Agreeing to disagree is often the best solution for two people who reach an impasse. For 2021 graduate Regine Blackman, her intense debates over Scripture with a friend is what led her to Nyack College.
“I couldn’t stand that we did not see eye to eye, or rather, that he did not see the Scriptures through my faulty interpretation,” she recalls. “When the air finally cleared and I was ready to listen, he gently showed me that I needed more illumination on Scripture. He informed me that he was enrolled at Nyack, where much of what he had believed about Scripture had been challenged in a positive way. I knew I had been called to preach and teach the gospel for some time; however, our conversation forced me to critically evaluate if I could trust my interpretation of Scripture and how serious I was about growing in my knowledge of biblical truth.”
Back then, Regine describes herself as “an insufferable know-it-all.”

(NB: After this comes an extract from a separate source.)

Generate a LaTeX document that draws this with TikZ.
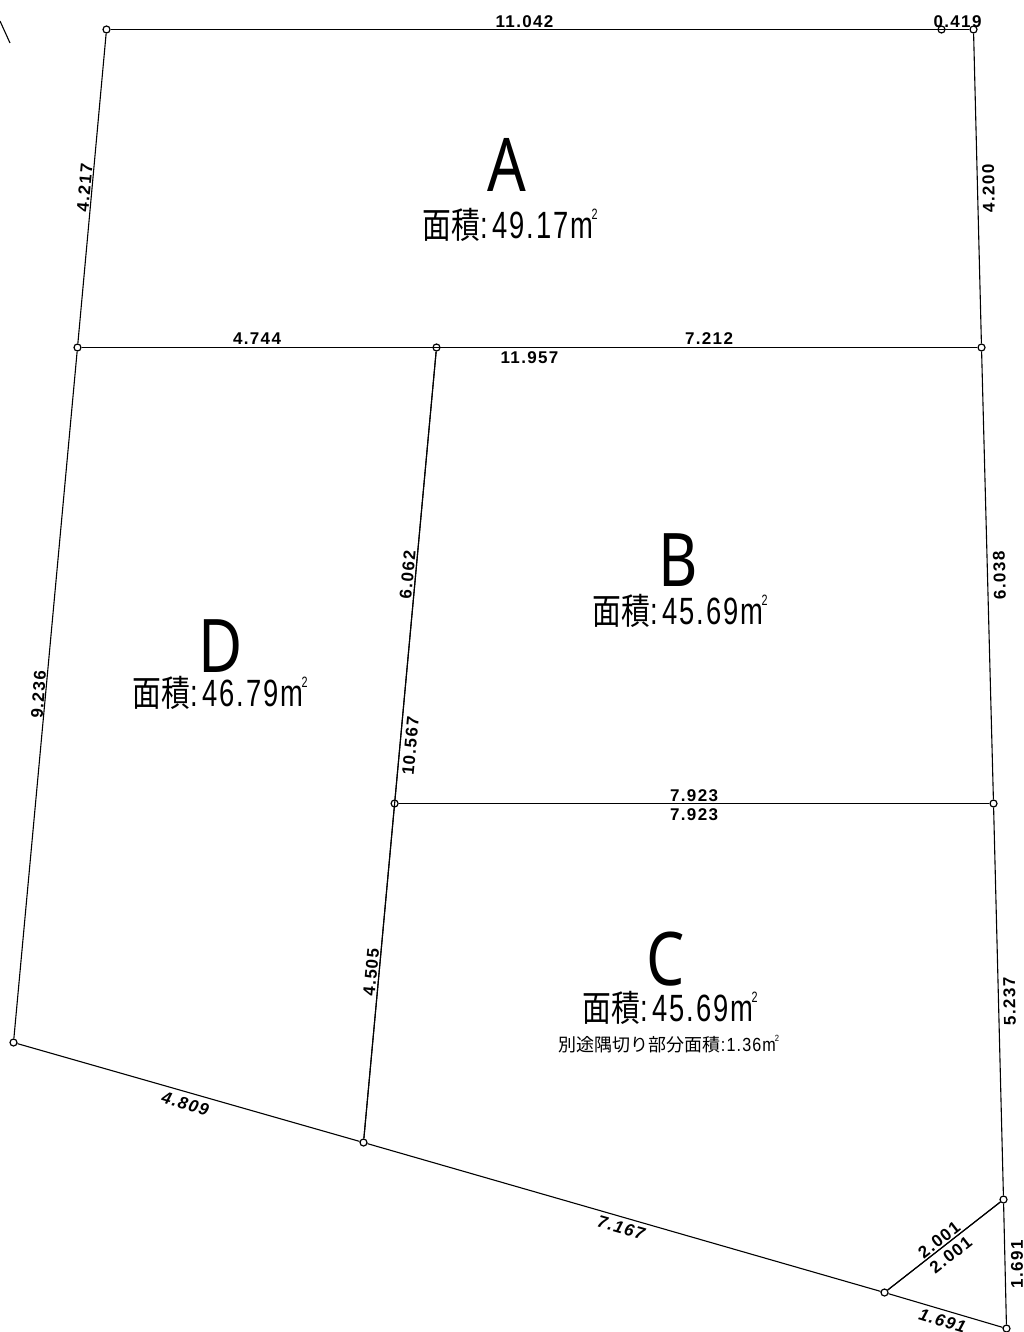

I remember coming to the end of myself in tears after some time, realizing that I probably did not know the Scriptures as well as I thought, but also realizing that I desperately wanted to. Initially, my enrollment at Nyack was about pride—never wanting to look or sound foolish about Scripture again. However, after my first semester, I realized God had other plans. He wanted me to begin a journey with Him, a journey to know Him, and not just know Scripture.”
Her journey includes a robust list of role models in her family including her grandmother, mother, aunts and sisters. “Each of these women has helped to shape me and my interactions with each continues to sharpen me—as iron sharpens iron. The proud mother of two daughters, Ashley and Asa (whom she describes as “terrific or is it terrifying?”) is a role model herself, who enjoys the beach life of Rockaway, NY. Her daily access to long walks, bike rides on the boardwalk allows her to soak up sunshine and the summer and winter sea breeze. An avid reader of the Bible, Regine also loves murder mysteries, science fiction and love stories. Passionate about singing and acting, of all her creative outlets, writing does top the list. Having already penned poems, plays, songs and novellas, the Rockaway, NY resident, is currently gathering personal commentary notes for a 30-day devotional.
The spirited psychology major, who is graduating with a Bachelor of Arts magna cum laude, fondly recalls the inspiration she’s enjoyed at her alma mater. “Upon entering Nyack, I met and connected with another woman who I have looked to as a role model, Dr. Denise Hirschlein. She has impacted me in ways I know that I do not fully understand yet, but I value her teaching and timely wisdom even during times when I was not fully ready to receive them.”
In addition to Dr. Hirschlein, Regine mentions two other professors. Dr. Stephen Maret and Dr. Carlos Velez. “Dr. Maret taught me that I could learn anything as long as I put it into a language that I could understand. This meant a lot to me. I was a student who just narrowly finished high school and enrolled in college in my mid-thirties with kids who I believed were faster on the intake, smarter, and who had more direction and time than I had. I put his words to work in my academic career. I found that I have an intense love and hunger for learning. All of my professors have been impactful, but Dr. Maret and Dr. Velez started it all. Dr. Velez was my first Spiritual Formation instructor. He challenged me at every turn to look within, to face the truth, to be transformed by God’s amazing love, to let go of the past, so that I could move forward. These were essential lessons. I had been a “quitter” most of my life.
As with most Nyack students who reflect on their time on campus, sharing a single favorite memory is not easy. “I think my favorite transformative memory will be the time I spent in each of my Spiritual Formation classes. Those were the most uncomfortable courses and seasons of my life, but so necessary. After graduation, my favorite memory might be receiving my degree, but for now, it might be acting out the Odyssey with my classmates in Professor Lux’s Global Literature class.”
Overjoyed to complete her studies, but saddened to leave behind such a unique academic community, Regine says, “Nyack has a unique way of integrating both Christian and secular education so that students can begin to engage a secular world with an appropriate Christian worldview. Students will learn that their service to God is not reserved for Sundays only, but they are taught how to practically integrate their faith into their work and studies. Regine’s post-graduation plans include a career in Christian counseling and writing books that inspire, encourage, and entertain others.
“At the end of my life, I want to have used up—and I mean fully exhausted—my God-given potential. I want to use every gift of connecting, interacting, loving, creating, writing, singing and acting to serve others to the glory of God.”